__Work required__. All lines in the records below from the line with "Generate a Python" through the line with "plt.rcParams['font.weight'] = 'bold'" are to be given again exactly, both ends included; the pictures are to be left out.

__Extracted records__.
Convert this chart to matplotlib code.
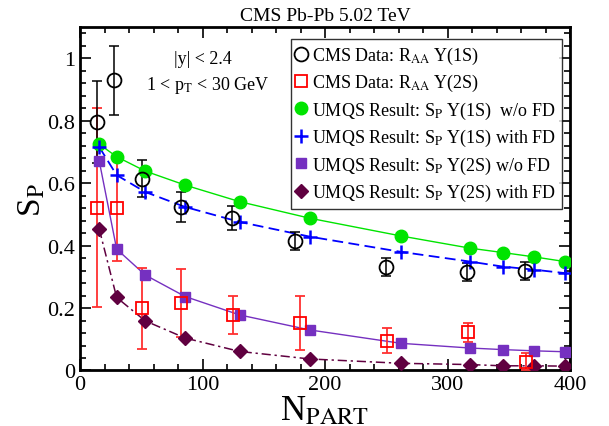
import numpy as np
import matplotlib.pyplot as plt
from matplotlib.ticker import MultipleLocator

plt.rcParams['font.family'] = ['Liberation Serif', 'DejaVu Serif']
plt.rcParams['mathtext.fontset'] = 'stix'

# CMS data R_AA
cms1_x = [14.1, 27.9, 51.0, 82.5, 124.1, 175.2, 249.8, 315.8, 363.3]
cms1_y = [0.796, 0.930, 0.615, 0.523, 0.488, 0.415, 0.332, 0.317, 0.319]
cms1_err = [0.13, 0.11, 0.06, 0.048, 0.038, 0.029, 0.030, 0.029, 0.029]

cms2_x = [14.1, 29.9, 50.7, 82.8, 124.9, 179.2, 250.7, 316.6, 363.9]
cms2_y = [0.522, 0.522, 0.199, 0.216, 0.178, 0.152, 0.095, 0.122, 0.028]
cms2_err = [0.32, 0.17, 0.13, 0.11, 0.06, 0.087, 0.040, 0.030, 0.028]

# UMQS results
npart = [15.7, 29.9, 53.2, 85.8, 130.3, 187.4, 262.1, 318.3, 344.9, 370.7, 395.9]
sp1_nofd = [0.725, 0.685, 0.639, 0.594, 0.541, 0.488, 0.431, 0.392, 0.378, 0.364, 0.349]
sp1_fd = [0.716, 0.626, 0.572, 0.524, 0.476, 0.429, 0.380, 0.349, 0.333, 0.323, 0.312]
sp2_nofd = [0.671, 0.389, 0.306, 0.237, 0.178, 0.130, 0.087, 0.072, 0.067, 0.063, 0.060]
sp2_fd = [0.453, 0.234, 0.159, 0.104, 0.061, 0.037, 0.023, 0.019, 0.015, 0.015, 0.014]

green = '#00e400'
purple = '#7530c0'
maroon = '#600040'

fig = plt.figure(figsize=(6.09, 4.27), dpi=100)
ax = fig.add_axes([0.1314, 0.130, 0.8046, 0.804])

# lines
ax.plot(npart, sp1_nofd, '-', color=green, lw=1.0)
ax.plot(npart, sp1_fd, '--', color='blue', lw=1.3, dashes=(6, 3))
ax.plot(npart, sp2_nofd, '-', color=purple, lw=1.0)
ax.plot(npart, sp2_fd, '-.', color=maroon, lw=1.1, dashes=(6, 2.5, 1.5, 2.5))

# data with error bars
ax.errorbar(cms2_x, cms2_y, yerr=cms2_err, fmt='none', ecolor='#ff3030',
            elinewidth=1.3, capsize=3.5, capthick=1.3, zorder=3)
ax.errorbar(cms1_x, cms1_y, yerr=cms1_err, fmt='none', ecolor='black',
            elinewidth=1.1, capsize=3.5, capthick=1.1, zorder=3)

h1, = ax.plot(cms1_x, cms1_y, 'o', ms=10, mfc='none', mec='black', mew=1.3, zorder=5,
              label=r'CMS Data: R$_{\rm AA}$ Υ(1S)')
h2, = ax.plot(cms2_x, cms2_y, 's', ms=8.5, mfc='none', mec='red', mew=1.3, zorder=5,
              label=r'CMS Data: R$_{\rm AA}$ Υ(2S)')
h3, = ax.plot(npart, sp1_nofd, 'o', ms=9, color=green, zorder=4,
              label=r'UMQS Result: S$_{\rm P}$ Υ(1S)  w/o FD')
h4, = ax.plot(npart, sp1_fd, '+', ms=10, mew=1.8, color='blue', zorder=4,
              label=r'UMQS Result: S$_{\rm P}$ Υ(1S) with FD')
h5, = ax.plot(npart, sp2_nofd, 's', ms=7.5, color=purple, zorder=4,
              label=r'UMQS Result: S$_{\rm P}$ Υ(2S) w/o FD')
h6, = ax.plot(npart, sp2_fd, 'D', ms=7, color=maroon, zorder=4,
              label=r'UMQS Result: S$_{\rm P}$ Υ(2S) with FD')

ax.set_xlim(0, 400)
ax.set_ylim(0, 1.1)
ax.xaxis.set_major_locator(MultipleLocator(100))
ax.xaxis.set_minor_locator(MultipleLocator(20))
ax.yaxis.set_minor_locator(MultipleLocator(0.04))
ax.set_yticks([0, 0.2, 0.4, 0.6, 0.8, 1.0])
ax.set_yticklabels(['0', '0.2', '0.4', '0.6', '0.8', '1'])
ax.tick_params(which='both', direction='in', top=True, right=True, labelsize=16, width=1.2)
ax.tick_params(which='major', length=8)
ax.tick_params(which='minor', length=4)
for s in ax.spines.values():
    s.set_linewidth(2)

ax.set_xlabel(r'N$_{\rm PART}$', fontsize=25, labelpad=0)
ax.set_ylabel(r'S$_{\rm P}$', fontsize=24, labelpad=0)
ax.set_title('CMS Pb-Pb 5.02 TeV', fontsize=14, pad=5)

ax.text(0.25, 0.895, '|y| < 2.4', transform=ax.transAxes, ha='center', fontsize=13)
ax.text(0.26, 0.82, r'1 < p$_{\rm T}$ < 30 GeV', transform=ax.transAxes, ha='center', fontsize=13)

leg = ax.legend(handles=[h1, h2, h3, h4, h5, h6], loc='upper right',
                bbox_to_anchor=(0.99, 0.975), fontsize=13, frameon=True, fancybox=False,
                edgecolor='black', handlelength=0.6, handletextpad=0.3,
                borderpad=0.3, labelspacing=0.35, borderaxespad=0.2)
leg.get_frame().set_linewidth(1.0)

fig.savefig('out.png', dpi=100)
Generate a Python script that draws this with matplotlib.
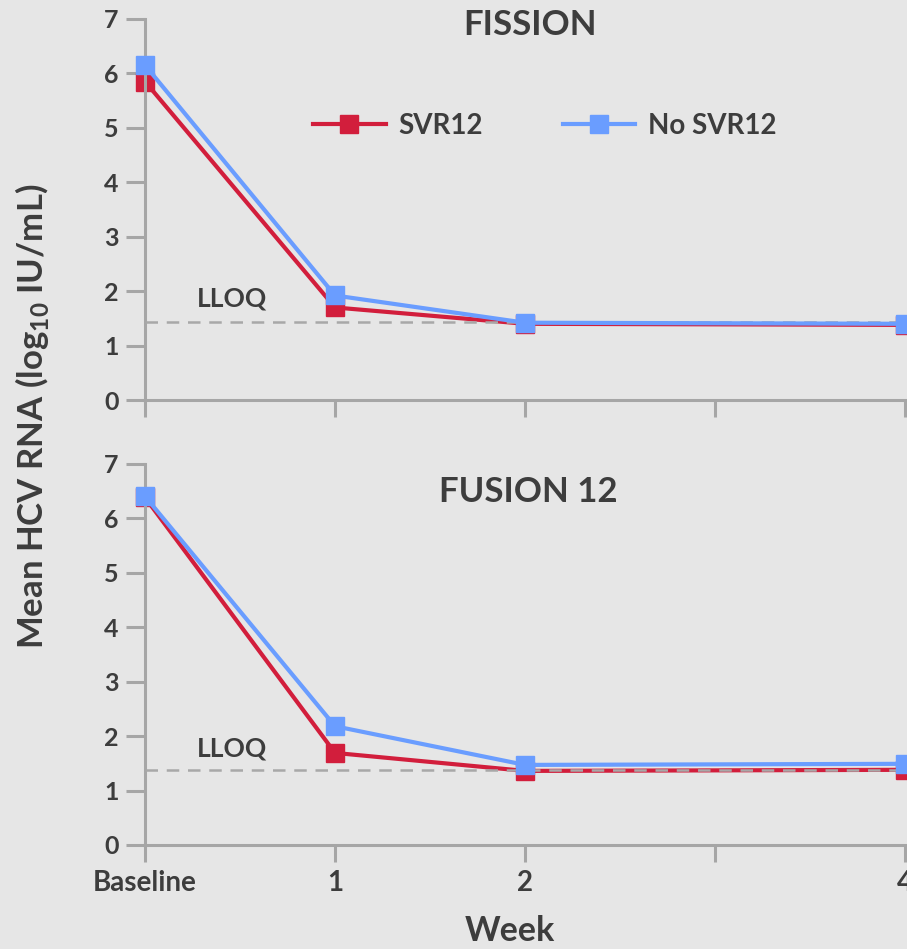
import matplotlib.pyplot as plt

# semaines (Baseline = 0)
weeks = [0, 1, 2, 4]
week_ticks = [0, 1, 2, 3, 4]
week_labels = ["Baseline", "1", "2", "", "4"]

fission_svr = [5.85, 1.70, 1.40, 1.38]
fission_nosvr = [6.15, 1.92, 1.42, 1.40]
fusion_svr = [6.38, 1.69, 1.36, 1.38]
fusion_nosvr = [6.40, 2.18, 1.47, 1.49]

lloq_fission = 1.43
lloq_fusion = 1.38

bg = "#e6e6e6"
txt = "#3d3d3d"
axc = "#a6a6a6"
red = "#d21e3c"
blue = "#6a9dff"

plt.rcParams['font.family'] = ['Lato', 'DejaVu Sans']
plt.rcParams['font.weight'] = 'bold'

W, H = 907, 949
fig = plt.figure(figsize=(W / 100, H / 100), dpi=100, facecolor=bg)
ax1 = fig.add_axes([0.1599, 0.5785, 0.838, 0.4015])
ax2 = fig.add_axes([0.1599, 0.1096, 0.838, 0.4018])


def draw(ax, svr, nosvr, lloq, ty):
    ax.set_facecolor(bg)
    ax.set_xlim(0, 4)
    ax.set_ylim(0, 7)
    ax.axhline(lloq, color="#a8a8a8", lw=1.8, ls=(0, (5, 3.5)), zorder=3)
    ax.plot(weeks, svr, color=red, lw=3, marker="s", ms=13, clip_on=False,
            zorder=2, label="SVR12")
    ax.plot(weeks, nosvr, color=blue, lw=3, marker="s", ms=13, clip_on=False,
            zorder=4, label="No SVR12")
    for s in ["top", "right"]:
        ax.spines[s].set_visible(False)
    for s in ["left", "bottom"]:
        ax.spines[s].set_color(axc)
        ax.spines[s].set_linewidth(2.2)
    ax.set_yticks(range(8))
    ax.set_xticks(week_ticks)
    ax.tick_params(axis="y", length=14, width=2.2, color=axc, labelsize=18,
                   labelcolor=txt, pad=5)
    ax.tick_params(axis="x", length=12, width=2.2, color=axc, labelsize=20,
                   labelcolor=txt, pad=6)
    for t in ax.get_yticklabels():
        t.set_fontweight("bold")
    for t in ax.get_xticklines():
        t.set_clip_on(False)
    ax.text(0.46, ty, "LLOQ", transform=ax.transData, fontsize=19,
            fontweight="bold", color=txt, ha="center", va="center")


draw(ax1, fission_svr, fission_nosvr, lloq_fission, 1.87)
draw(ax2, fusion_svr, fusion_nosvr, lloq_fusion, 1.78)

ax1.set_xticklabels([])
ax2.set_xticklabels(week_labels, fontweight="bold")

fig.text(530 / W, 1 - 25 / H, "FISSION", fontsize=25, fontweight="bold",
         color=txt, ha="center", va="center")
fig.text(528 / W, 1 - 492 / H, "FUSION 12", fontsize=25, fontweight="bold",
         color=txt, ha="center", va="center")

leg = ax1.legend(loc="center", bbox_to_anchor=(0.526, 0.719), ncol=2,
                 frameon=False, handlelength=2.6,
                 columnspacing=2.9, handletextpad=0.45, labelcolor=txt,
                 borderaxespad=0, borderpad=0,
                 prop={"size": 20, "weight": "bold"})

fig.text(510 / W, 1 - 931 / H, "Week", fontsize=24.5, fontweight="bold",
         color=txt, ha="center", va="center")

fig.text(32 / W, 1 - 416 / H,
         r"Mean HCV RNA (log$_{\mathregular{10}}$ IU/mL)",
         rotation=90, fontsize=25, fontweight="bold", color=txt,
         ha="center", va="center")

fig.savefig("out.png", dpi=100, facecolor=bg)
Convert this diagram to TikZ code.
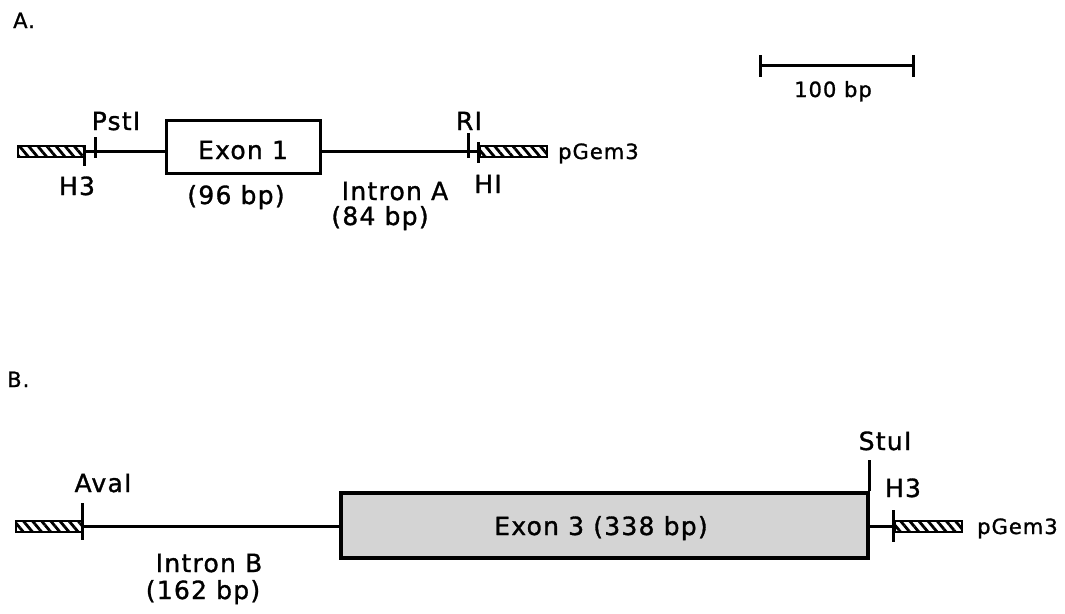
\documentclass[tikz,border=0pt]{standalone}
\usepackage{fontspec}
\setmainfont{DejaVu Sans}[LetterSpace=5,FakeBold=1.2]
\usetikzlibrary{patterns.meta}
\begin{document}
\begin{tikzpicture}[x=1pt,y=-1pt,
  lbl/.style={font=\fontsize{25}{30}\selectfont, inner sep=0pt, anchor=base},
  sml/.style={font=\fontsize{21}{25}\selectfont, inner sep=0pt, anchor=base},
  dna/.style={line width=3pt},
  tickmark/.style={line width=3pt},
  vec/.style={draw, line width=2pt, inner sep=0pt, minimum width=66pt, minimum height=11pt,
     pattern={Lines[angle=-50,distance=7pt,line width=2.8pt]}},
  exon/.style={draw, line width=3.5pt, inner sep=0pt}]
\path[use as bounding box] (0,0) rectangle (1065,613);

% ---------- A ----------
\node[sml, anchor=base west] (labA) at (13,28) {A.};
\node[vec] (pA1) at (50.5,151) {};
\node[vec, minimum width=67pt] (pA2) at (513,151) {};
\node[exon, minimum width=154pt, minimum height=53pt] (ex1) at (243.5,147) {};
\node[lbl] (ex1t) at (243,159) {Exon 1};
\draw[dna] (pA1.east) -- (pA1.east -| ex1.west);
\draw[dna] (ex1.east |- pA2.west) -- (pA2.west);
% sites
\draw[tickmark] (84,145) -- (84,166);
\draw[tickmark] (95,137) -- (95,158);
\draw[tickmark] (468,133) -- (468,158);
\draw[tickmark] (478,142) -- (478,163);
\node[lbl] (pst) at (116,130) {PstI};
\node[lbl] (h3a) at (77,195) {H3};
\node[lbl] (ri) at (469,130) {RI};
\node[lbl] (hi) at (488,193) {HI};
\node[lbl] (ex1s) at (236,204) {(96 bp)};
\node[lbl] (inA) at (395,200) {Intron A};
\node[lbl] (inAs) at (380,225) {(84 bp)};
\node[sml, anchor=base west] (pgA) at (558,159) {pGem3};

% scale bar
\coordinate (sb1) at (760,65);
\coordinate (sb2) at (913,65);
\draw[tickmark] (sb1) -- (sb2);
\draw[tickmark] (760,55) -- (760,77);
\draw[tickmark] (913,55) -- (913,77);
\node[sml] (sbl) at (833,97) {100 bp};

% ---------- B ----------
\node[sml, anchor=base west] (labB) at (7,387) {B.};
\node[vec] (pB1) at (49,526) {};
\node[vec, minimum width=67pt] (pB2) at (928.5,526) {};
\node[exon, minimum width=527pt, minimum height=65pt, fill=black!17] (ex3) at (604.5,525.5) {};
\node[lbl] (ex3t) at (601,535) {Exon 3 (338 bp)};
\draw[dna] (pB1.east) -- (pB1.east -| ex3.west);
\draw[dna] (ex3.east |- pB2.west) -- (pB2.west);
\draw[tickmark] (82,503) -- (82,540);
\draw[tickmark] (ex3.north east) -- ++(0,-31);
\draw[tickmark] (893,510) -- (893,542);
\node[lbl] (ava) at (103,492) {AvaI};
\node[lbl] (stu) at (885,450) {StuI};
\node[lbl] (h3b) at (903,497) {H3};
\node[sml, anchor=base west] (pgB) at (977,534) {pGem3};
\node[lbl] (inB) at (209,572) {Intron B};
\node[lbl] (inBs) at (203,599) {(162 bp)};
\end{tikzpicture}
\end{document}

__Exercise output__.
Generate a Python script that draws this with matplotlib.
import matplotlib.pyplot as plt

# semaines (Baseline = 0)
weeks = [0, 1, 2, 4]
week_ticks = [0, 1, 2, 3, 4]
week_labels = ["Baseline", "1", "2", "", "4"]

fission_svr = [5.85, 1.70, 1.40, 1.38]
fission_nosvr = [6.15, 1.92, 1.42, 1.40]
fusion_svr = [6.38, 1.69, 1.36, 1.38]
fusion_nosvr = [6.40, 2.18, 1.47, 1.49]

lloq_fission = 1.43
lloq_fusion = 1.38

bg = "#e6e6e6"
txt = "#3d3d3d"
axc = "#a6a6a6"
red = "#d21e3c"
blue = "#6a9dff"

plt.rcParams['font.family'] = ['Lato', 'DejaVu Sans']
plt.rcParams['font.weight'] = 'bold'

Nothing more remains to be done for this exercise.